[Numpy-discussion] Moving away from svn ?
Fri Jan 4 06:47:33 CST 2008
Ondrej Certik wrote:
> On Jan 4, 2008 12:56 PM, David Cournapeau <email@example.com> wrote:
>> Neal Becker wrote:
>>> There is a mercurial plugin for trac.
>> as well as a bzr one. The problem is more related to performance issues
>> (cheap things in svn are not cheap in DVCS, and vice-versa). For
>> example, the trac-bzr plugin is really slow for timelines (it takes
>> almost one second on a local server !); I have not tried the
>> trac-mercurial one much.
> We switched from svn to Mercurial in SymPy, I wrote some info here:
> But basically, once you try "svn merge" and you go through all the pain
> and then try DVCS (I only use mercurial and git), you never want to come back.
Imagine the pain in the other direction, which was my experience :) I
actually did not believe at first that it was so bad, and thought I was
doing something wrong. At least, it certainly convinced me that SVN was
not easier than DVCS.
> Our central repo is here:
> and I can just fully recommend. We converted all our svn history to
> it, so now, I frequently
> browse the history of sympy (because every clone of the repo has it)
> if I need to look at something. I never used that with svn, because
> it's painfully slow.
I am not familiar with sympy: you are not using trac at all ? Also, how
did you convert the svn history ?
I like the mercurial's way of showing branches and co; bzr does not have
anything like that out of the box (there are separate projects to show
sources; there is also launchpad of course, but since it is not open
source, I do not even consider it for numpy/scipy).
On the other hand, the bzr community is more user-friendly: the tool is
easier to use I think, the graphical tools are more advanced, at least
from my experience.
> We were basically only deciding between git and Mercurial, but we
> chose mercurial, because
> * we are python guys and Mercurial is in python+C, very nicely written
> and they accept patches (Kirill, one sympy developer, has posted
> several already, to implement features he was missing - he used to use
> darcs before)
> * Sage uses it
For some time, the big problem of bzr was speed.
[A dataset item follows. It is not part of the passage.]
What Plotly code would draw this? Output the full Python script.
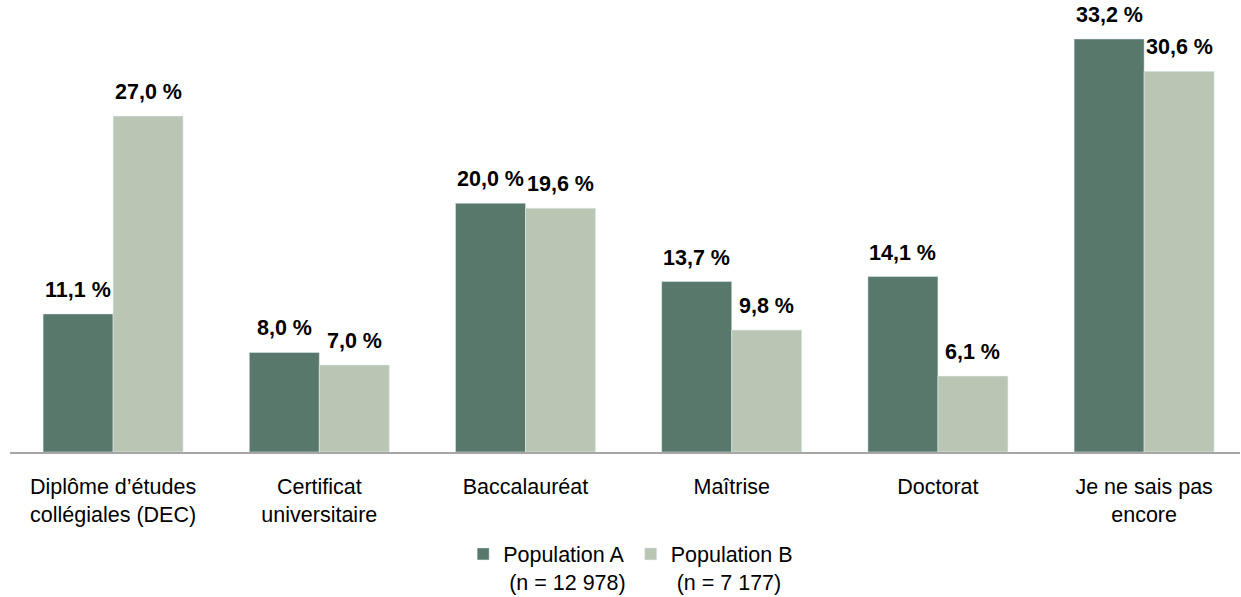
import plotly.graph_objects as go

categories = ["Diplôme d’études<br>collégiales (DEC)", "Certificat<br>universitaire",
              "Baccalauréat", "Maîtrise", "Doctorat", "Je ne sais pas<br>encore"]
pop_a = [11.1, 8.0, 20.0, 13.7, 14.1, 33.2]
pop_b = [27.0, 7.0, 19.6, 9.8, 6.1, 30.6]
name_a = "Population A<br>\u00a0(n = 12 978)"
name_b = "Population B<br>\u00a0(n = 7 177)"

col_a = "#57786B"
col_b = "#B9C6B4"
FONT = "Liberation Sans, Arial, sans-serif"
FS = 21.5

def fmt(v):
    return f"{v:.1f}".replace(".", ",") + " %"

fig = go.Figure()
fig.add_trace(go.Bar(x=categories, y=pop_a, name=name_a, marker_color=col_a))
fig.add_trace(go.Bar(x=categories, y=pop_b, name=name_b, marker_color=col_b))

for vals, shift in ((pop_a, -35), (pop_b, 35)):
    for c, v in zip(categories, vals):
        fig.add_annotation(x=c, y=v, text=fmt(v), showarrow=False, xshift=shift,
                           yanchor="bottom", yshift=10,
                           font=dict(family=FONT, size=FS, color="#000000", weight="bold"))

fig.update_layout(
    width=1241, height=597,
    margin=dict(l=10, r=1, t=10, b=145, autoexpand=False),
    paper_bgcolor="white", plot_bgcolor="white",
    barmode="group", bargap=0.321, bargroupgap=0,
    font=dict(family=FONT, size=FS, color="#000000"),
    showlegend=True,
    legend=dict(orientation="h", x=0.5046, xanchor="center",
                yref="container", y=0.1065, yanchor="top",
                valign="top", font=dict(family=FONT, size=FS, color="#000000"),
                traceorder="normal"),
)
fig.update_xaxes(range=[-0.5, 5.465], showline=True, linecolor="#A6A6A6", linewidth=2,
                 ticks="", showgrid=False, automargin=False, ticklabelstandoff=14,
                 tickfont=dict(family=FONT, size=FS))
fig.update_yaxes(range=[0, 35.53], visible=False, showgrid=False, automargin=False)

fig.write_html("out.html", config={"displayModeBar": False},
               post_script="document.body.style.margin='0';")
But bzr accomplished
quite a lot the last year: the first time I used mercurial, the speed
difference was obvious; it is not so true anymore (they 'feel' the same,
basically, but I have not used mercurial extensively, at least compared
So I think it really boils down to the difficulty of the transition, the
availability of third party tools (and also the tool used by other
projects similar to numpy, as you mentionned).